A government report on poverty seen by Tuesday’s Süddeutsche Zeitung newspaper said the development “violated the people’s sense of justice.”
The richest ten percent of German households have more than half of the total assets, the report said – taken to include real estate, investments, land or claims from company pensions. And the poorest fifty percent of households have just barely one percent of the net wealth.
The net wealth of German households has doubled in the past two decades, from €4.6 billion to more than €10 billion.
Süddeutsche Zeitung said the report also showed that there was still a wealth gap between people in former eastern Germany and western Germany. West German households had an average net wealth of €132,000, east German households just €55,000.
Private citizens may be getting richer, but the report showed the state was getting poorer. The Labour Department report claimed that net assets of the German state fell by more than €800 billion between early 1992 and early 2012.

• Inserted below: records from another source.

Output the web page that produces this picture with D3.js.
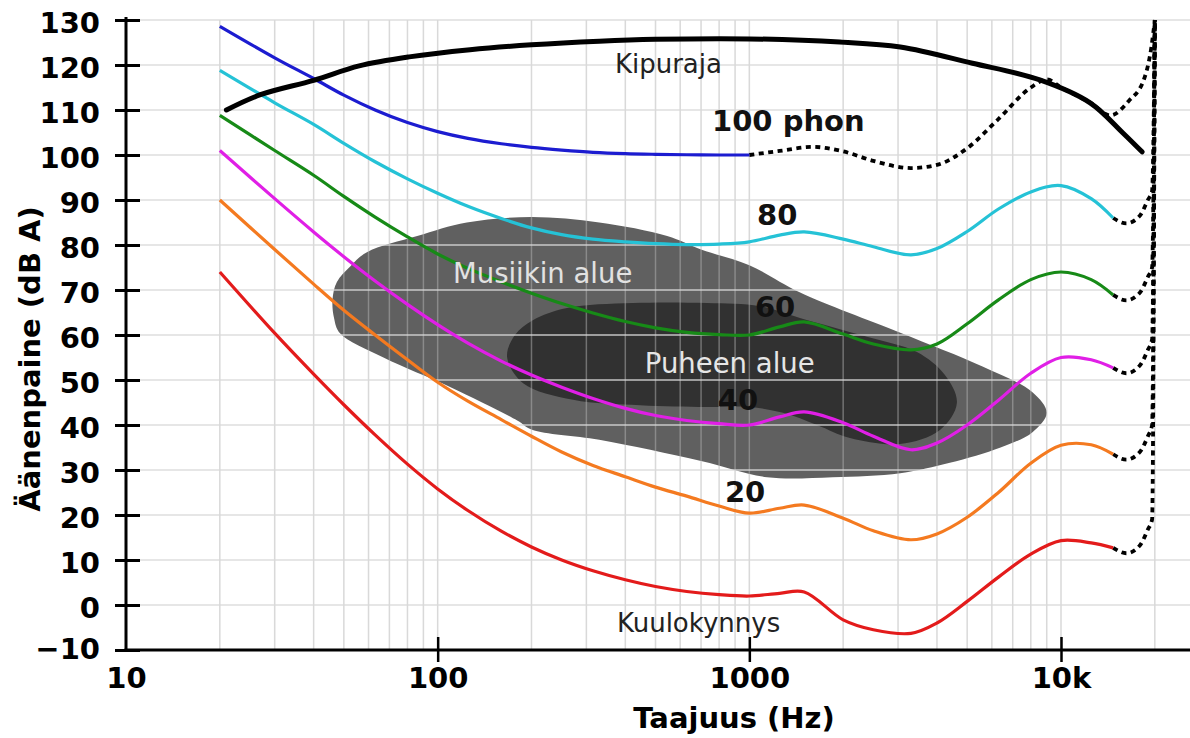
<!DOCTYPE html>
<html>
<head>
<meta charset="utf-8">
<script src="https://cdn.jsdelivr.net/npm/d3@7"></script>
<style>
  body { margin: 0; background: #fff; }
  svg { display: block; font-family: "DejaVu Sans", sans-serif; }
</style>
</head>
<body>
<div id="chart"></div>
<script>
// equal-loudness contours (Hz / dB)
const freqs = [20, 30, 40, 50, 63, 80, 100, 125, 160, 200, 250, 315, 400, 500, 630, 800, 1000, 1250, 1500, 2000, 2500, 3300, 4000, 5000, 6300, 8000, 10000, 12500, 14700];
const phon0 = [74, 60.4, 51.3, 44.5, 37.8, 31.3, 25.8, 21, 16.4, 12.9, 10, 7.6, 5.6, 4.1, 3, 2.3, 2, 2.6, 2.9, -3.3, -5.5, -6.3, -4, 0.8, 6.2, 11.3, 14.3, 13.8, 12.7];
const phon20 = [90, 79, 71.3, 65.5, 60, 54.5, 49.5, 45.3, 41.2, 37.5, 34, 31, 28.5, 26.2, 24.2, 22, 20.4, 21.5, 22.2, 19.3, 16.5, 14.5, 15.8, 19.5, 25, 31.5, 35.5, 35.6, 33.5];
const phon40 = [101, 90.3, 82.9, 77.4, 72, 66.8, 62.3, 58.2, 54.2, 51.1, 48.4, 45.9, 43.7, 42.1, 41, 40.3, 40, 41.8, 42.9, 40.5, 37.5, 34.5, 36, 40, 45.5, 51.5, 55, 54.5, 52.7];
const phon60 = [108.8, 101, 95.5, 90.8, 86.2, 81.8, 78, 74.8, 71.8, 69.3, 67, 64.9, 63, 61.6, 60.6, 60.1, 60, 61.8, 62.9, 60.2, 58, 56.7, 58, 62.5, 67.8, 72.3, 74, 72.3, 68.9];
const phon80 = [118.8, 111.6, 106.8, 102.6, 98.5, 94.7, 91.5, 88.6, 85.9, 83.8, 82.3, 81.3, 80.7, 80.3, 80.1, 80.2, 80.7, 82.2, 82.9, 81.3, 79.6, 77.8, 79.2, 83, 88, 91.8, 93.2, 90.3, 86];
const phon100 = [128.6, 121.6, 117, 113.3, 110, 107.2, 105.2, 103.7, 102.5, 101.7, 101.1, 100.6, 100.3, 100.15, 100.05, 100, 100]; // 20..1000 Hz

// dotted (uncertain) parts
const dotted100Freqs = [1000, 1250, 1600, 2000, 2500, 3300, 4000, 5000, 6300, 8000, 9000, 10000, 12500, 14400, 16500, 18500, 19500, 20000];
const dotted100 = [100, 100.9, 101.8, 100.8, 98.7, 97.1, 97.8, 101.5, 108, 115, 116.8, 115, 111.5, 108.8, 112, 117, 124, 130];
const extFreqs = [14700, 16200, 17900, 19000, 19600, 20000];
const ext0 = [12.7, 11.5, 13.2, 16.8, 19, 130];
const ext20 = [33.5, 32.3, 34, 37.5, 40, 130];
const ext40 = [52.7, 51.5, 53.2, 56.7, 59, 130];
const ext60 = [68.9, 67.7, 69.4, 72.9, 75, 130];
const ext80 = [86, 84.8, 86.5, 90, 92, 130];

// pain threshold
const painFreqs = [21, 27, 40, 56, 81, 127, 200, 330, 500, 1000, 1950, 3050, 5200, 8550, 12400, 15800, 18200];
const painDb = [110, 113.4, 116.6, 119.8, 121.8, 123.4, 124.5, 125.3, 125.7, 125.8, 125.1, 124, 120.4, 116.7, 111.6, 104.9, 100.7];

// music and speech regions (outline points, Hz / dB)
const musicArea = [[48.6, 60.4], [46.5, 63.8], [46, 68], [47.5, 71.8], [52.5, 75.3], [59.3, 78.4], [86, 82], [124, 85], [200, 86.2], [330, 85],
  [545, 82], [700, 79], [1000, 75.5], [1450, 69.5], [3050, 60.5], [5600, 53], [8100, 47.3], [9000, 42.7], [8100, 38.4], [6400, 35],
  [4400, 31.6], [3050, 29.3], [1850, 28.4], [1140, 28.4], [700, 32], [330, 36.7], [200, 39], [180, 41], [110, 48.4], [67, 55]];
const speechArea = [[167, 55.1], [177, 60], [202, 63.3], [260, 66], [423, 67.1], [731, 67.1], [1081, 66.4], [1453, 63.8], [2384, 59.6],
  [3449, 56.2], [4242, 51.1], [4634, 44.9], [4088, 38.9], [3042, 35.8], [2103, 37.1], [1648, 40], [1282, 42.7], [1004, 44],
  [731, 44], [446, 44.4], [272, 45.6], [188, 49.3]];

const yTickValues = [-10, 0, 10, 20, 30, 40, 50, 60, 70, 80, 90, 100, 110, 120, 130];
const xTickValues = [10, 100, 1000, 10000];
const xTickLabels = ["10", "100", "1000", "10k"];

const width = 1190, height = 738;

const x = d3.scaleLog().domain([10, 10000]).range([126, 1061]);
const y = d3.scaleLinear().domain([-10, 130]).range([650, 20]);

const svg = d3.select("#chart").append("svg")
  .attr("width", width)
  .attr("height", height);

// regions
const area = d3.line()
  .x(d => x(d[0]))
  .y(d => y(d[1]))
  .curve(d3.curveCatmullRomClosed.alpha(0.5));

svg.append("path").attr("d", area(musicArea)).attr("fill", "#606060");
svg.append("path").attr("d", area(speechArea)).attr("fill", "#313131");

// grid (drawn over the regions, lighter lines)
const gridFreqs = x.copy().domain([10, 20000]).ticks().filter(f => f > 10);
svg.append("g").selectAll("line")
  .data(gridFreqs)
  .enter().append("line")
  .attr("x1", d => x(d)).attr("x2", d => x(d))
  .attr("y1", y(130)).attr("y2", y(-10))
  .attr("stroke", "#b4b4b4")
  .attr("stroke-opacity", 0.5)
  .attr("stroke-width", 1.5);

svg.append("g").selectAll("line")
  .data(yTickValues.filter(v => v > -10))
  .enter().append("line")
  .attr("x1", x(10)).attr("x2", width)
  .attr("y1", d => y(d)).attr("y2", d => y(d))
  .attr("stroke", "#d8d8d8")
  .attr("stroke-opacity", 0.65)
  .attr("stroke-width", 2);

// contours
const smooth = d3.line()
  .x(d => x(d[0]))
  .y(d => y(d[1]))
  .curve(d3.curveCatmullRom.alpha(0.5));
const steep = d3.line()
  .x(d => x(d[0]))
  .y(d => y(d[1]))
  .curve(d3.curveMonotoneX);

const pairs = (fs, vs) => vs.map((v, i) => [fs[i], v]);

const extensions = [ext0, ext20, ext40, ext60, ext80];
extensions.forEach(e => {
  svg.append("path")
    .attr("d", steep(pairs(extFreqs, e)))
    .attr("fill", "none")
    .attr("stroke", "#000")
    .attr("stroke-width", 3.8)
    .attr("stroke-dasharray", "5,4.5");
});
svg.append("path")
  .attr("d", steep(pairs(dotted100Freqs, dotted100)))
  .attr("fill", "none")
  .attr("stroke", "#000")
  .attr("stroke-width", 3.8)
  .attr("stroke-dasharray", "5,4.5");

const contours = [phon0, phon20, phon40, phon60, phon80, phon100];
const colors = ["#e31b1b", "#f47a20", "#e01fe6", "#178a17", "#25c2d6", "#1c1cd0"];
contours.forEach((c, i) => {
  svg.append("path")
    .attr("d", smooth(pairs(freqs, c)))
    .attr("fill", "none")
    .attr("stroke", colors[i])
    .attr("stroke-width", 3.2);
});

svg.append("path")
  .attr("d", smooth(pairs(painFreqs, painDb)))
  .attr("fill", "none")
  .attr("stroke", "#000")
  .attr("stroke-width", 5)
  .attr("stroke-linecap", "round");

// axes
const yAxis = svg.append("g")
  .attr("transform", "translate(" + x(10) + ",0)")
  .call(d3.axisLeft(y).tickValues(yTickValues).tickSize(11));
yAxis.select(".domain").remove();
yAxis.selectAll(".tick line").attr("x1", 14).attr("x2", -11).attr("stroke", "#000").attr("stroke-width", 3);
yAxis.selectAll(".tick text")
  .attr("x", -26)
  .attr("dy", d => d === -10 ? "0.28em" : "0.43em")
  .attr("font-size", 29)
  .attr("font-weight", "bold")
  .attr("font-family", "DejaVu Sans")
  .attr("fill", "#000");

const xAxis = svg.append("g")
  .attr("transform", "translate(0," + y(-10) + ")")
  .call(d3.axisBottom(x).tickValues(xTickValues).tickFormat((d, i) => xTickLabels[i]).tickSize(12));
xAxis.select(".domain").remove();
xAxis.selectAll(".tick line").attr("y1", -13).attr("y2", 12).attr("stroke", "#000").attr("stroke-width", 2.5)
  .filter(d => d === 10).remove();
xAxis.selectAll(".tick text")
  .attr("y", 38)
  .attr("dy", 0)
  .attr("font-size", 29)
  .attr("font-weight", "bold")
  .attr("font-family", "DejaVu Sans")
  .attr("fill", "#000");

svg.append("line")
  .attr("x1", x(10)).attr("x2", x(10))
  .attr("y1", y(130) - 3).attr("y2", y(-10) + 1.5)
  .attr("stroke", "#000").attr("stroke-width", 3);
svg.append("line")
  .attr("x1", x(10) - 1.5).attr("x2", width)
  .attr("y1", y(-10)).attr("y2", y(-10))
  .attr("stroke", "#000").attr("stroke-width", 3);

// axis titles
svg.append("text")
  .attr("x", 734).attr("y", 728)
  .attr("text-anchor", "middle")
  .attr("font-size", 29).attr("font-weight", "bold")
  .text("Taajuus (Hz)");
svg.append("text")
  .attr("transform", "translate(40,359) rotate(-90)")
  .attr("text-anchor", "middle")
  .attr("font-size", 29).attr("font-weight", "bold")
  .text("Äänenpaine (dB A)");

// annotations
const note = (f, db, txt, opts) => {
  svg.append("text")
    .attr("x", x(f)).attr("y", y(db))
    .attr("font-size", opts.size)
    .attr("font-weight", opts.bold ? "bold" : "normal")
    .attr("fill", opts.color)
    .attr("text-anchor", opts.anchor || "start")
    .text(txt);
};
note(550, 118.2, "Kipuraja", { size: 26, color: "#222", anchor: "middle" });
note(759, 105.3, "100 phon", { size: 29, bold: true, color: "#111" });
note(1058, 84.4, "80", { size: 29, bold: true, color: "#111" });
note(1042, 64, "60", { size: 29, bold: true, color: "#111" });
note(792, 43.3, "40", { size: 29, bold: true, color: "#111" });
note(835, 22.9, "20", { size: 29, bold: true, color: "#111" });
note(376, -6, "Kuulokynnys", { size: 26, color: "#222" });
note(112, 71.6, "Musiikin alue", { size: 27.5, color: "#e2e2e2" });
note(462, 51.6, "Puheen alue", { size: 27.5, color: "#e6e6e6" });
</script>
</body>
</html>
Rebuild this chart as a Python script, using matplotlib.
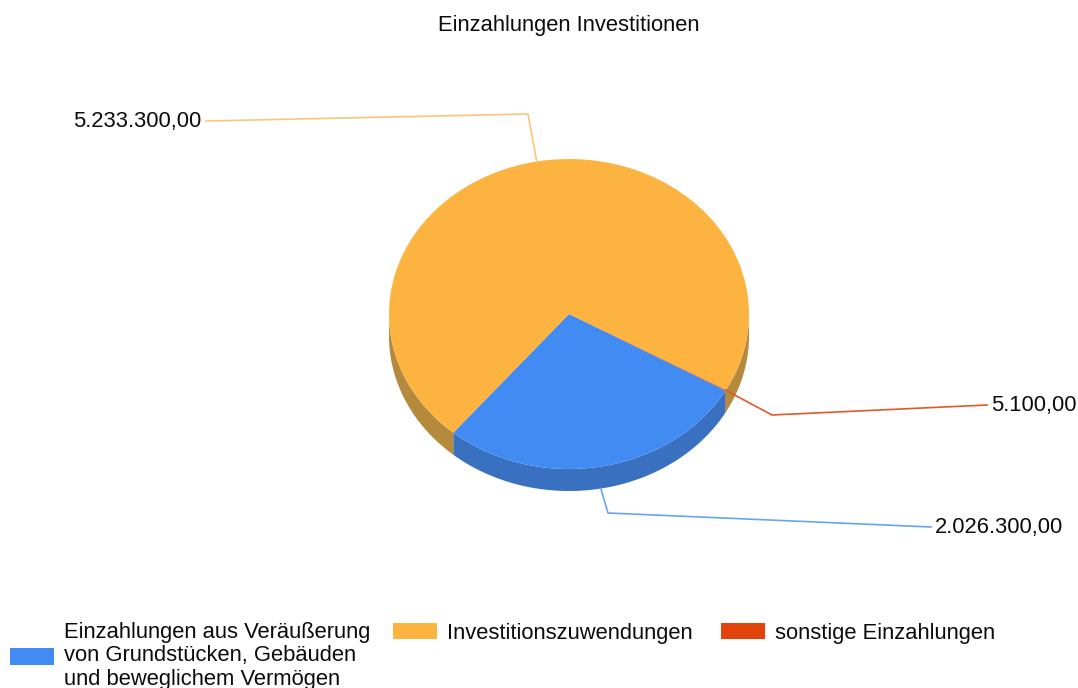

It also noted that as part of the rescue efforts during the financial crisis there was “an observable shift of private assets and liabilities in state budgets.”
The report defended the increase in non-traditional employment, including part-time work, and temporary or contract positions, saying these jobs were not created at the expense of normal working conditions.
But the Ministry of Labour did note that: “hourly wages which are insufficient to secure the livelihood of a single person who is working full-time, exacerbates the risk of poverty and weaken social cohesion.”